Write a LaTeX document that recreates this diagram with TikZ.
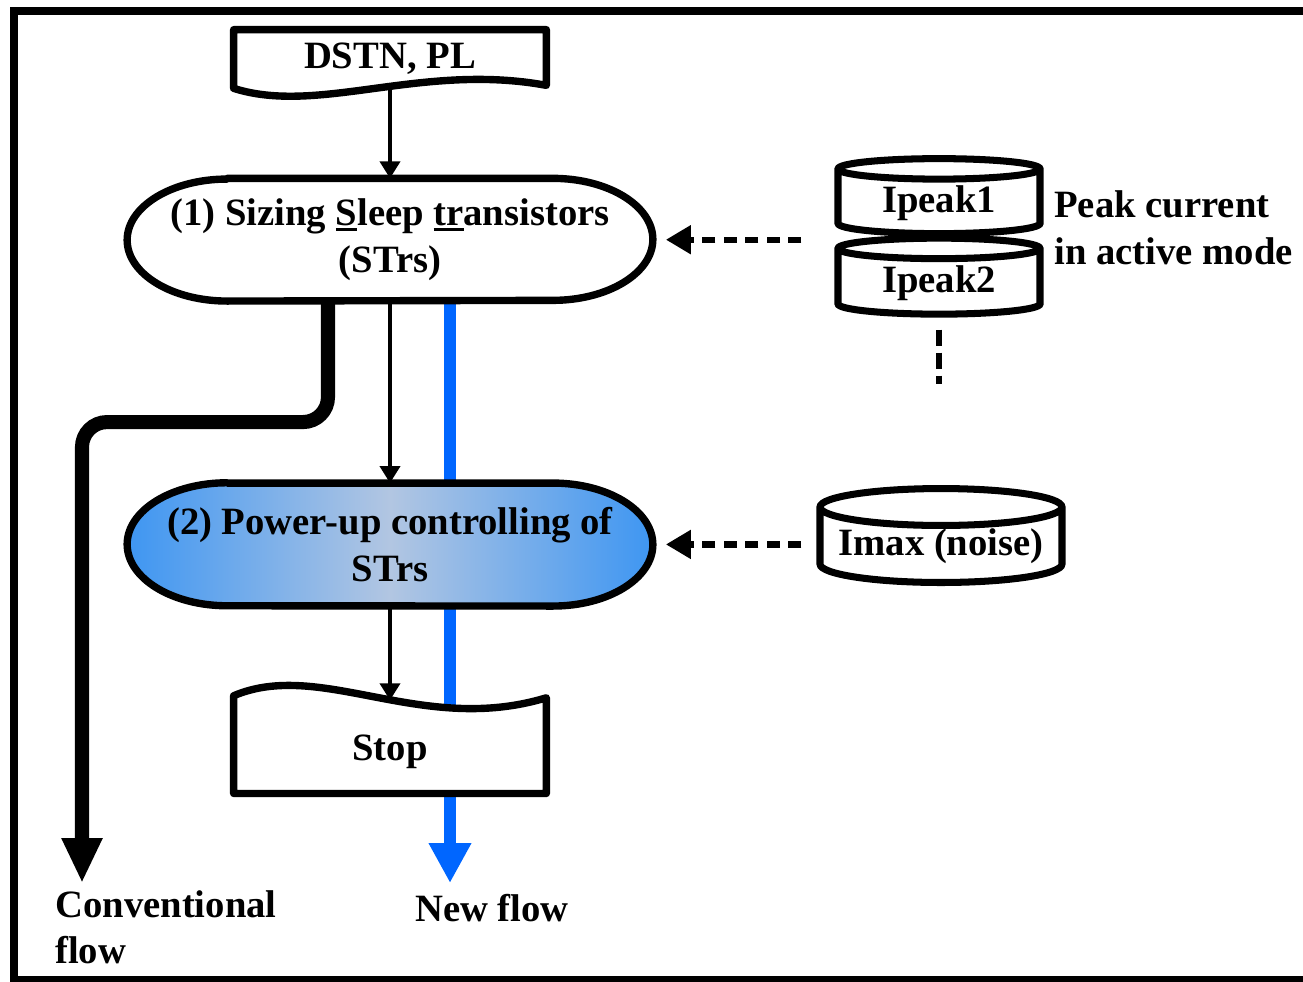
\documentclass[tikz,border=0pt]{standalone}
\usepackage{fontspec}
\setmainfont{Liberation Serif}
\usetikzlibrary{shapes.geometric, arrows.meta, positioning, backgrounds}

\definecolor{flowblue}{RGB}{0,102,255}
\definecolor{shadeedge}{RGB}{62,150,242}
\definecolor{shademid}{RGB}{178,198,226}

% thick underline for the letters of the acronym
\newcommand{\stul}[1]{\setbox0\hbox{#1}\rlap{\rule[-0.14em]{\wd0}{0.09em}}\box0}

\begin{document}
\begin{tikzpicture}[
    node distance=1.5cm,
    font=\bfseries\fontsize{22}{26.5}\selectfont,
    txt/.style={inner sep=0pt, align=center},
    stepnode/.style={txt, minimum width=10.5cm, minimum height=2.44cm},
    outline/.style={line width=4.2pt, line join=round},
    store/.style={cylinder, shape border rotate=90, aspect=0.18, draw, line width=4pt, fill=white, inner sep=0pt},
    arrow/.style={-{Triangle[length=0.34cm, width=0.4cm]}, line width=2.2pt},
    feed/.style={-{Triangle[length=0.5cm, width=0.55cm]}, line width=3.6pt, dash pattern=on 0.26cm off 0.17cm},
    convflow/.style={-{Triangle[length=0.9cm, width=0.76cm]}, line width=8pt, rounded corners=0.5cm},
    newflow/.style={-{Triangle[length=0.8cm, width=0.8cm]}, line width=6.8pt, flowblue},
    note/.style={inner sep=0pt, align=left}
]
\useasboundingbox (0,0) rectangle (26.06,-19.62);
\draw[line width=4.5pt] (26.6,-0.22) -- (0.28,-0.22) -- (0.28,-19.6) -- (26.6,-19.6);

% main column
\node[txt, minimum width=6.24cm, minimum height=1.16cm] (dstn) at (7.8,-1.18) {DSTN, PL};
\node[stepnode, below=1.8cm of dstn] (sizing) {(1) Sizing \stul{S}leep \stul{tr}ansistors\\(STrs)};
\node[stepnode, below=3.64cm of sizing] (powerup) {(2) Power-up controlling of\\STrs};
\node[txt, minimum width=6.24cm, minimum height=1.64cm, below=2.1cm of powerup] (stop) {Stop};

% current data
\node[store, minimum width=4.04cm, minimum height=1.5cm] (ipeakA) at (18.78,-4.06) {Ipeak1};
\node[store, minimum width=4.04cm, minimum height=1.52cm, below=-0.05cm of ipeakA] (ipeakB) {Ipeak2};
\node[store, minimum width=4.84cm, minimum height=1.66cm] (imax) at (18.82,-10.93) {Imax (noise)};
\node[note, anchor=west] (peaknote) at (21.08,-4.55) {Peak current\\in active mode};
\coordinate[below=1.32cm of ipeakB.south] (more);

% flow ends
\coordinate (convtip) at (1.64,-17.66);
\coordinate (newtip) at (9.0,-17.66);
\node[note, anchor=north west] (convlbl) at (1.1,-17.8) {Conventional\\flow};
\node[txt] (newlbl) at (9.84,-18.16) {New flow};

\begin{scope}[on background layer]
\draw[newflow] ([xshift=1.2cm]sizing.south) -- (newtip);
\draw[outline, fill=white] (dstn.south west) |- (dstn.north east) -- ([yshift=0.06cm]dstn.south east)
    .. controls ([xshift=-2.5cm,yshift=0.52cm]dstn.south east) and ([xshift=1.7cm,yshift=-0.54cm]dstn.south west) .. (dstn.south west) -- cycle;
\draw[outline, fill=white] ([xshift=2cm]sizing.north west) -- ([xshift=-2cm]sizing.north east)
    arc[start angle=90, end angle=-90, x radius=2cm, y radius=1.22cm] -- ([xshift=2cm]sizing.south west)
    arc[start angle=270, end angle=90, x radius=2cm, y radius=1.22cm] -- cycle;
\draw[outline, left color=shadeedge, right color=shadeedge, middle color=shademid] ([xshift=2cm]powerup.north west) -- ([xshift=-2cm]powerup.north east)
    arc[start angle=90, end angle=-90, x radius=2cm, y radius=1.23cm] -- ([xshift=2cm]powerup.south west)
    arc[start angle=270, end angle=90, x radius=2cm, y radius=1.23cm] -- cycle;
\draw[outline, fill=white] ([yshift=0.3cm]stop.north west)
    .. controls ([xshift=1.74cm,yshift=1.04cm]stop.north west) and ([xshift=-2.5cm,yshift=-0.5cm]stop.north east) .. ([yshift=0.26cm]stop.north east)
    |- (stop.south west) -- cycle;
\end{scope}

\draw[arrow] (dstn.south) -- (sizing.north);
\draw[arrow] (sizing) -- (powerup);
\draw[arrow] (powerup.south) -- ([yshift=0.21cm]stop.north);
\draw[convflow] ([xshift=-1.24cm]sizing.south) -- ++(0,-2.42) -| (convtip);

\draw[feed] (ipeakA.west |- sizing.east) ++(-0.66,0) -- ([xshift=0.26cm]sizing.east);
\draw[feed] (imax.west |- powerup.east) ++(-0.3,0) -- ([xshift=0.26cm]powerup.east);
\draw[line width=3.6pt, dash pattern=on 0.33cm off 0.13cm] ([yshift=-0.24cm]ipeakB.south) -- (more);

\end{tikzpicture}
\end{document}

_ _ _ _ _ _ _

To be done: From the first line of the listing above, repeat every line through the one holding "minimum height=1.64cm, below=2.1cm". Both ends count, and pictures stay out.

Exercise answer:
Write a LaTeX document that recreates this diagram with TikZ.
\documentclass[tikz,border=0pt]{standalone}
\usepackage{fontspec}
\setmainfont{Liberation Serif}
\usetikzlibrary{shapes.geometric, arrows.meta, positioning, backgrounds}

\definecolor{flowblue}{RGB}{0,102,255}
\definecolor{shadeedge}{RGB}{62,150,242}
\definecolor{shademid}{RGB}{178,198,226}

% thick underline for the letters of the acronym
\newcommand{\stul}[1]{\setbox0\hbox{#1}\rlap{\rule[-0.14em]{\wd0}{0.09em}}\box0}

\begin{document}
\begin{tikzpicture}[
    node distance=1.5cm,
    font=\bfseries\fontsize{22}{26.5}\selectfont,
    txt/.style={inner sep=0pt, align=center},
    stepnode/.style={txt, minimum width=10.5cm, minimum height=2.44cm},
    outline/.style={line width=4.2pt, line join=round},
    store/.style={cylinder, shape border rotate=90, aspect=0.18, draw, line width=4pt, fill=white, inner sep=0pt},
    arrow/.style={-{Triangle[length=0.34cm, width=0.4cm]}, line width=2.2pt},
    feed/.style={-{Triangle[length=0.5cm, width=0.55cm]}, line width=3.6pt, dash pattern=on 0.26cm off 0.17cm},
    convflow/.style={-{Triangle[length=0.9cm, width=0.76cm]}, line width=8pt, rounded corners=0.5cm},
    newflow/.style={-{Triangle[length=0.8cm, width=0.8cm]}, line width=6.8pt, flowblue},
    note/.style={inner sep=0pt, align=left}
]
\useasboundingbox (0,0) rectangle (26.06,-19.62);
\draw[line width=4.5pt] (26.6,-0.22) -- (0.28,-0.22) -- (0.28,-19.6) -- (26.6,-19.6);

% main column
\node[txt, minimum width=6.24cm, minimum height=1.16cm] (dstn) at (7.8,-1.18) {DSTN, PL};
\node[stepnode, below=1.8cm of dstn] (sizing) {(1) Sizing \stul{S}leep \stul{tr}ansistors\\(STrs)};
\node[stepnode, below=3.64cm of sizing] (powerup) {(2) Power-up controlling of\\STrs};
\node[txt, minimum width=6.24cm, minimum height=1.64cm, below=2.1cm of powerup] (stop) {Stop};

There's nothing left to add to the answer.